> What you are asked to do: Do not include the pictures; repeat the rest of the data exactly.

> Material provided:
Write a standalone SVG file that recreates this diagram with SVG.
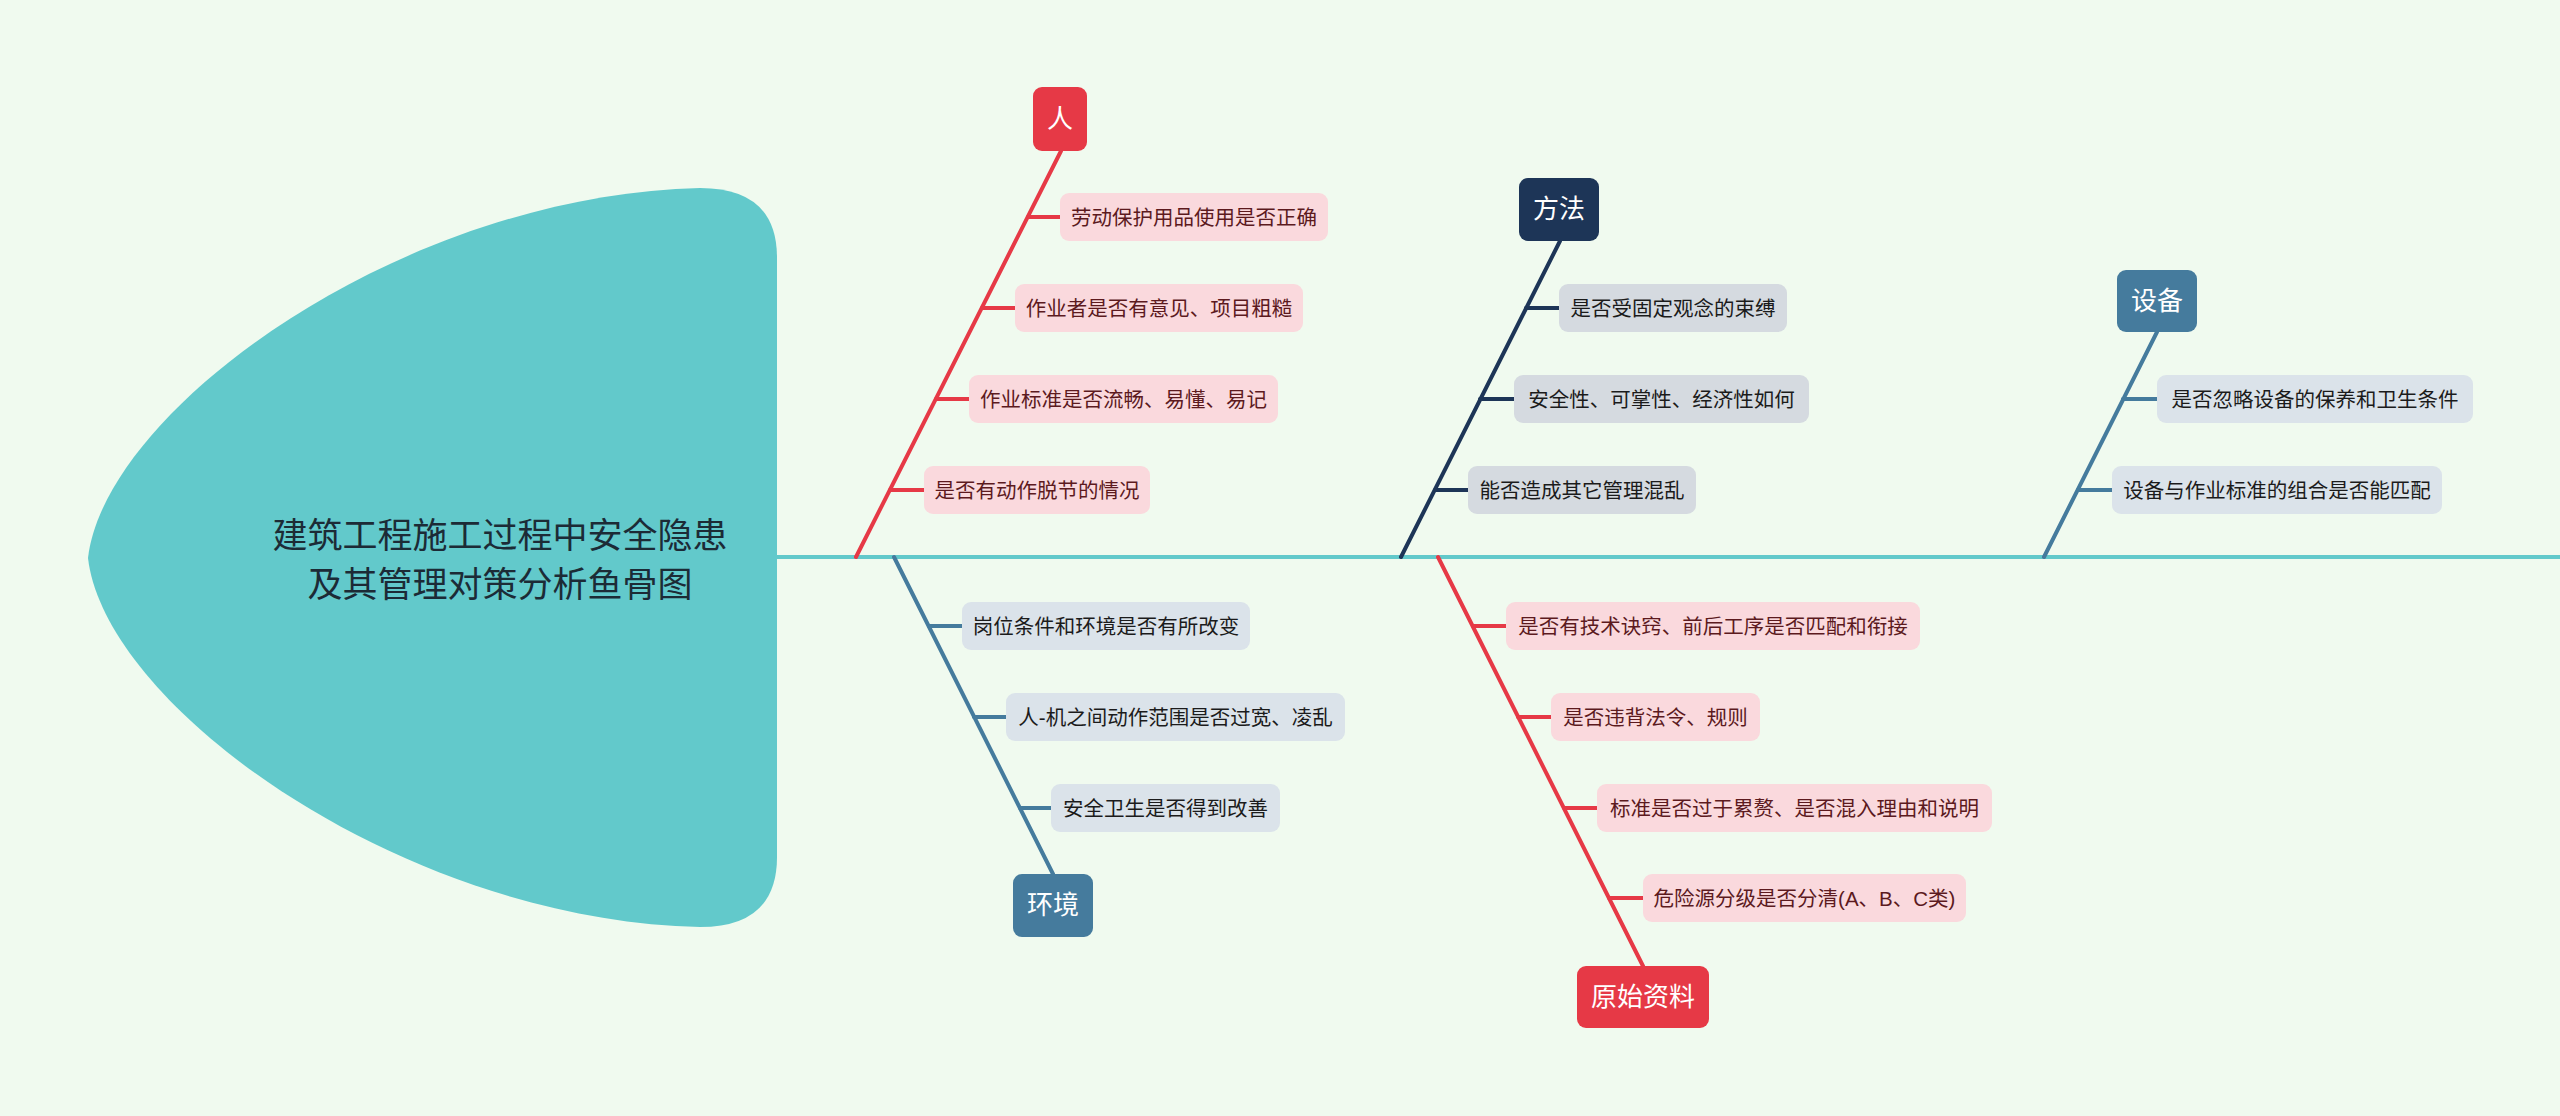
<svg xmlns="http://www.w3.org/2000/svg" width="2560" height="1116" viewBox="0 0 2560 1116">
<style>
text{font-family:"Liberation Sans","Noto Sans CJK SC",sans-serif;dominant-baseline:central;text-anchor:middle}
.cat{font-size:26px;fill:#ffffff}
.item{font-size:20.5px}
.red .bx{fill:#e63946}
.red .it rect{fill:#fad9dd}
.red .it text{fill:#5c1a1e}
.navy .bx{fill:#1d3557}
.navy .it rect{fill:#d5dae0}
.navy .it text{fill:#1b1b1b}
.steel .bx{fill:#457b9d}
.steel .it rect{fill:#dbe3ea}
.steel .it text{fill:#1b1b1b}
.ln{fill:none;stroke-width:4;stroke-linecap:round}
.lr{stroke:#e63946}.ln2{stroke:#1d3557}.ls{stroke:#457b9d}
</style>
<rect x="0" y="0" width="2560" height="1116" fill="#f0faef"/>

<g id="connectors">
<line x1="777" y1="557" x2="2560" y2="557" stroke="#62c9cb" stroke-width="4"/>
<!-- 人 -->
<path class="ln lr" d="M1061,151 L856,557"/>
<path class="ln lr" d="M1028,217 H1060 M982,308 H1015 M936,399 H969 M890,490 H924"/>
<!-- 环境 -->
<path class="ln ls" d="M894,557 L1053,874"/>
<path class="ln ls" d="M929,626 H962 M974,717 H1006 M1020,808 H1051"/>
<!-- 方法 -->
<path class="ln ln2" d="M1560,241 L1401,557"/>
<path class="ln ln2" d="M1526,308 H1559 M1480,399 H1514 M1435,490 H1468"/>
<!-- 设备 -->
<path class="ln ls" d="M2157,332 L2044,557"/>
<path class="ln ls" d="M2123,399 H2157 M2078,490 H2112"/>
<!-- 原始资料 -->
<path class="ln lr" d="M1438,557 L1643,966"/>
<path class="ln lr" d="M1473,626 H1506 M1518,717 H1551 M1564,808 H1597 M1609,898 H1643"/>
</g>

<g id="head">
<path d="M88,558 C105,410 400,195 700,188 Q777,188 777,258 L777,857 Q777,927 700,927 C400,920 105,706 88,558 Z" fill="#62c9cb"/>
<text x="500" y="535" font-size="35" fill="#1c2b36">建筑工程施工过程中安全隐患</text>
<text x="500" y="584" font-size="35" fill="#1c2b36">及其管理对策分析鱼骨图</text>
</g>

<g id="branch-ren" class="red">
<g id="cat-ren"><rect class="bx" x="1033" y="87" width="54" height="64" rx="9"/><text class="cat" x="1060" y="119">人</text></g>
<g id="ren-1" class="it"><rect x="1060" y="193" width="268" height="48" rx="9"/><text class="item" x="1194" y="217">劳动保护用品使用是否正确</text></g>
<g id="ren-2" class="it"><rect x="1015" y="284" width="288" height="48" rx="9"/><text class="item" x="1159" y="308">作业者是否有意见、项目粗糙</text></g>
<g id="ren-3" class="it"><rect x="969" y="375" width="309" height="48" rx="9"/><text class="item" x="1123.5" y="399">作业标准是否流畅、易懂、易记</text></g>
<g id="ren-4" class="it"><rect x="924" y="466" width="226" height="48" rx="9"/><text class="item" x="1037" y="490">是否有动作脱节的情况</text></g>
</g>

<g id="branch-huanjing" class="steel">
<g id="cat-huanjing"><rect class="bx" x="1013" y="874" width="80" height="63" rx="9"/><text class="cat" x="1053" y="905">环境</text></g>
<g id="hj-1" class="it"><rect x="962" y="602" width="288" height="48" rx="9"/><text class="item" x="1106" y="626">岗位条件和环境是否有所改变</text></g>
<g id="hj-2" class="it"><rect x="1006" y="693" width="339" height="48" rx="9"/><text class="item" x="1175.5" y="717">人-机之间动作范围是否过宽、凌乱</text></g>
<g id="hj-3" class="it"><rect x="1051" y="784" width="229" height="48" rx="9"/><text class="item" x="1165.5" y="808">安全卫生是否得到改善</text></g>
</g>

<g id="branch-fangfa" class="navy">
<g id="cat-fangfa"><rect class="bx" x="1519" y="178" width="80" height="63" rx="9"/><text class="cat" x="1559" y="209">方法</text></g>
<g id="ff-1" class="it"><rect x="1559" y="284" width="228" height="48" rx="9"/><text class="item" x="1673" y="308">是否受固定观念的束缚</text></g>
<g id="ff-2" class="it"><rect x="1514" y="375" width="295" height="48" rx="9"/><text class="item" x="1661.5" y="399">安全性、可掌性、经济性如何</text></g>
<g id="ff-3" class="it"><rect x="1468" y="466" width="228" height="48" rx="9"/><text class="item" x="1582" y="490">能否造成其它管理混乱</text></g>
</g>

<g id="branch-shebei" class="steel">
<g id="cat-shebei"><rect class="bx" x="2117" y="270" width="80" height="62" rx="9"/><text class="cat" x="2157" y="301">设备</text></g>
<g id="sb-1" class="it"><rect x="2157" y="375" width="316" height="48" rx="9"/><text class="item" x="2315" y="399">是否忽略设备的保养和卫生条件</text></g>
<g id="sb-2" class="it"><rect x="2112" y="466" width="330" height="48" rx="9"/><text class="item" x="2277" y="490">设备与作业标准的组合是否能匹配</text></g>
</g>

<g id="branch-yuanshi" class="red">
<g id="cat-yuanshi"><rect class="bx" x="1577" y="966" width="132" height="62" rx="9"/><text class="cat" x="1643" y="997">原始资料</text></g>
<g id="ys-1" class="it"><rect x="1506" y="602" width="414" height="48" rx="9"/><text class="item" x="1713" y="626">是否有技术诀窍、前后工序是否匹配和衔接</text></g>
<g id="ys-2" class="it"><rect x="1551" y="693" width="209" height="48" rx="9"/><text class="item" x="1655.5" y="717">是否违背法令、规则</text></g>
<g id="ys-3" class="it"><rect x="1597" y="784" width="395" height="48" rx="9"/><text class="item" x="1794.5" y="808">标准是否过于累赘、是否混入理由和说明</text></g>
<g id="ys-4" class="it"><rect x="1643" y="874" width="323" height="48" rx="9"/><text class="item" x="1804.5" y="898">危险源分级是否分清(A、B、C类)</text></g>
</g>
</svg>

> Reply:
Write a standalone SVG file that recreates this diagram with SVG.
<svg xmlns="http://www.w3.org/2000/svg" width="2560" height="1116" viewBox="0 0 2560 1116">
<style>
text{font-family:"Liberation Sans","Noto Sans CJK SC",sans-serif;dominant-baseline:central;text-anchor:middle}
.cat{font-size:26px;fill:#ffffff}
.item{font-size:20.5px}
.red .bx{fill:#e63946}
.red .it rect{fill:#fad9dd}
.red .it text{fill:#5c1a1e}
.navy .bx{fill:#1d3557}
.navy .it rect{fill:#d5dae0}
.navy .it text{fill:#1b1b1b}
.steel .bx{fill:#457b9d}
.steel .it rect{fill:#dbe3ea}
.steel .it text{fill:#1b1b1b}
.ln{fill:none;stroke-width:4;stroke-linecap:round}
.lr{stroke:#e63946}.ln2{stroke:#1d3557}.ls{stroke:#457b9d}
</style>
<rect x="0" y="0" width="2560" height="1116" fill="#f0faef"/>

<g id="connectors">
<line x1="777" y1="557" x2="2560" y2="557" stroke="#62c9cb" stroke-width="4"/>
<!-- 人 -->
<path class="ln lr" d="M1061,151 L856,557"/>
<path class="ln lr" d="M1028,217 H1060 M982,308 H1015 M936,399 H969 M890,490 H924"/>
<!-- 环境 -->
<path class="ln ls" d="M894,557 L1053,874"/>
<path class="ln ls" d="M929,626 H962 M974,717 H1006 M1020,808 H1051"/>
<!-- 方法 -->
<path class="ln ln2" d="M1560,241 L1401,557"/>
<path class="ln ln2" d="M1526,308 H1559 M1480,399 H1514 M1435,490 H1468"/>
<!-- 设备 -->
<path class="ln ls" d="M2157,332 L2044,557"/>
<path class="ln ls" d="M2123,399 H2157 M2078,490 H2112"/>
<!-- 原始资料 -->
<path class="ln lr" d="M1438,557 L1643,966"/>
<path class="ln lr" d="M1473,626 H1506 M1518,717 H1551 M1564,808 H1597 M1609,898 H1643"/>
</g>

<g id="head">
<path d="M88,558 C105,410 400,195 700,188 Q777,188 777,258 L777,857 Q777,927 700,927 C400,920 105,706 88,558 Z" fill="#62c9cb"/>
<text x="500" y="535" font-size="35" fill="#1c2b36">建筑工程施工过程中安全隐患</text>
<text x="500" y="584" font-size="35" fill="#1c2b36">及其管理对策分析鱼骨图</text>
</g>

<g id="branch-ren" class="red">
<g id="cat-ren"><rect class="bx" x="1033" y="87" width="54" height="64" rx="9"/><text class="cat" x="1060" y="119">人</text></g>
<g id="ren-1" class="it"><rect x="1060" y="193" width="268" height="48" rx="9"/><text class="item" x="1194" y="217">劳动保护用品使用是否正确</text></g>
<g id="ren-2" class="it"><rect x="1015" y="284" width="288" height="48" rx="9"/><text class="item" x="1159" y="308">作业者是否有意见、项目粗糙</text></g>
<g id="ren-3" class="it"><rect x="969" y="375" width="309" height="48" rx="9"/><text class="item" x="1123.5" y="399">作业标准是否流畅、易懂、易记</text></g>
<g id="ren-4" class="it"><rect x="924" y="466" width="226" height="48" rx="9"/><text class="item" x="1037" y="490">是否有动作脱节的情况</text></g>
</g>

<g id="branch-huanjing" class="steel">
<g id="cat-huanjing"><rect class="bx" x="1013" y="874" width="80" height="63" rx="9"/><text class="cat" x="1053" y="905">环境</text></g>
<g id="hj-1" class="it"><rect x="962" y="602" width="288" height="48" rx="9"/><text class="item" x="1106" y="626">岗位条件和环境是否有所改变</text></g>
<g id="hj-2" class="it"><rect x="1006" y="693" width="339" height="48" rx="9"/><text class="item" x="1175.5" y="717">人-机之间动作范围是否过宽、凌乱</text></g>
<g id="hj-3" class="it"><rect x="1051" y="784" width="229" height="48" rx="9"/><text class="item" x="1165.5" y="808">安全卫生是否得到改善</text></g>
</g>

<g id="branch-fangfa" class="navy">
<g id="cat-fangfa"><rect class="bx" x="1519" y="178" width="80" height="63" rx="9"/><text class="cat" x="1559" y="209">方法</text></g>
<g id="ff-1" class="it"><rect x="1559" y="284" width="228" height="48" rx="9"/><text class="item" x="1673" y="308">是否受固定观念的束缚</text></g>
<g id="ff-2" class="it"><rect x="1514" y="375" width="295" height="48" rx="9"/><text class="item" x="1661.5" y="399">安全性、可掌性、经济性如何</text></g>
<g id="ff-3" class="it"><rect x="1468" y="466" width="228" height="48" rx="9"/><text class="item" x="1582" y="490">能否造成其它管理混乱</text></g>
</g>

<g id="branch-shebei" class="steel">
<g id="cat-shebei"><rect class="bx" x="2117" y="270" width="80" height="62" rx="9"/><text class="cat" x="2157" y="301">设备</text></g>
<g id="sb-1" class="it"><rect x="2157" y="375" width="316" height="48" rx="9"/><text class="item" x="2315" y="399">是否忽略设备的保养和卫生条件</text></g>
<g id="sb-2" class="it"><rect x="2112" y="466" width="330" height="48" rx="9"/><text class="item" x="2277" y="490">设备与作业标准的组合是否能匹配</text></g>
</g>

<g id="branch-yuanshi" class="red">
<g id="cat-yuanshi"><rect class="bx" x="1577" y="966" width="132" height="62" rx="9"/><text class="cat" x="1643" y="997">原始资料</text></g>
<g id="ys-1" class="it"><rect x="1506" y="602" width="414" height="48" rx="9"/><text class="item" x="1713" y="626">是否有技术诀窍、前后工序是否匹配和衔接</text></g>
<g id="ys-2" class="it"><rect x="1551" y="693" width="209" height="48" rx="9"/><text class="item" x="1655.5" y="717">是否违背法令、规则</text></g>
<g id="ys-3" class="it"><rect x="1597" y="784" width="395" height="48" rx="9"/><text class="item" x="1794.5" y="808">标准是否过于累赘、是否混入理由和说明</text></g>
<g id="ys-4" class="it"><rect x="1643" y="874" width="323" height="48" rx="9"/><text class="item" x="1804.5" y="898">危险源分级是否分清(A、B、C类)</text></g>
</g>
</svg>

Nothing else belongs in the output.